Democratic stranglehold on West Virginia is loosening

Voters in the traditionally Democratic state of West Virginia are moving away from the Democratic Party to become Independents says an article by Mike Myer in the Intelligencer:

Thirty years ago, just 2.1 percent of voters in West Virginia listed themselves as having “no party affiliation.” Today, we call them independents, and they are 16.1 percent of registered voters.

Where did the increase come from? The Democrat Party, almost exclusively.

In 1980, 30.5 percent of Mountain State voters were registered as Republicans. Today, 28.8 percent vote under the GOP label. That’s not much change.

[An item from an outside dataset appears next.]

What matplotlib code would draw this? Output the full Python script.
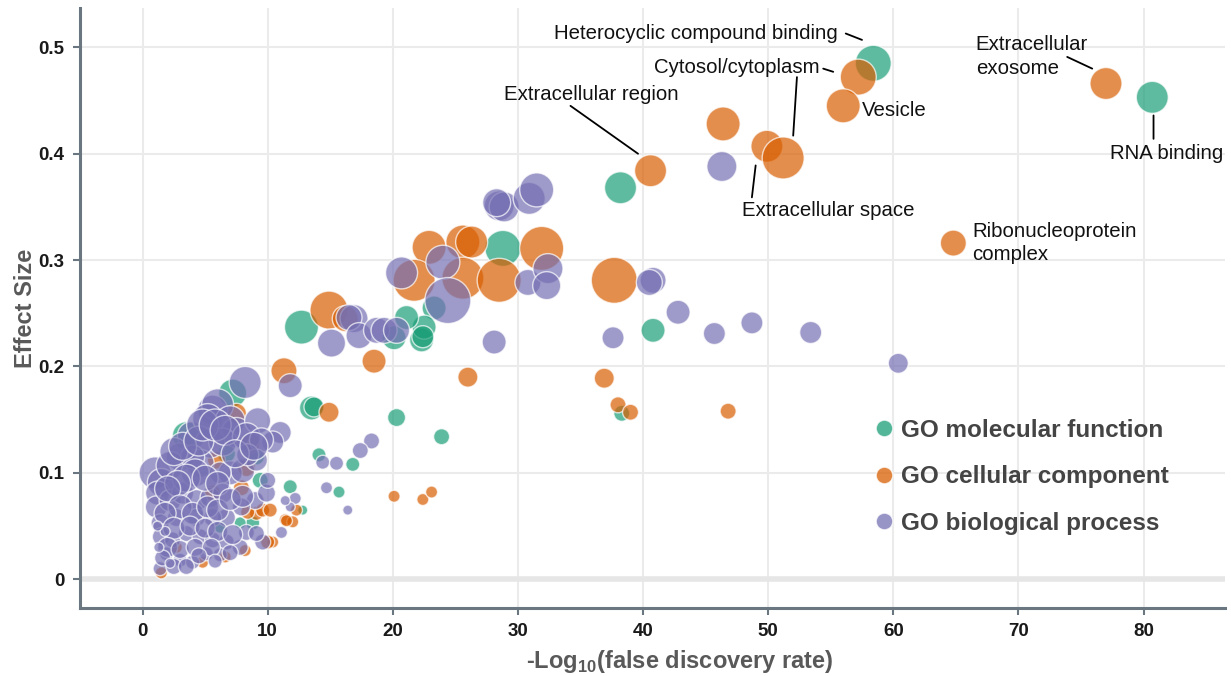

But in 1980, 67.3 percent of voters were registered Democrats. Now the percentage is 53.4 – a decline of almost precisely the same number of percentage points gained by independents.

What does the shift mean? That the Democrat Party, which has enjoyed a stranglehold on the West Virginia Statehouse since 1932, is losing power.


The upswing in independent voters, along with symptoms such as the Tea Party movement, indicate a distrust of the status quo. That happens to be Democrats, at both the state and national levels.

The article goes on to suggest that attacks on the coal industry by environmentalists and Democratic politicians (Obama too) are responsible for the shift.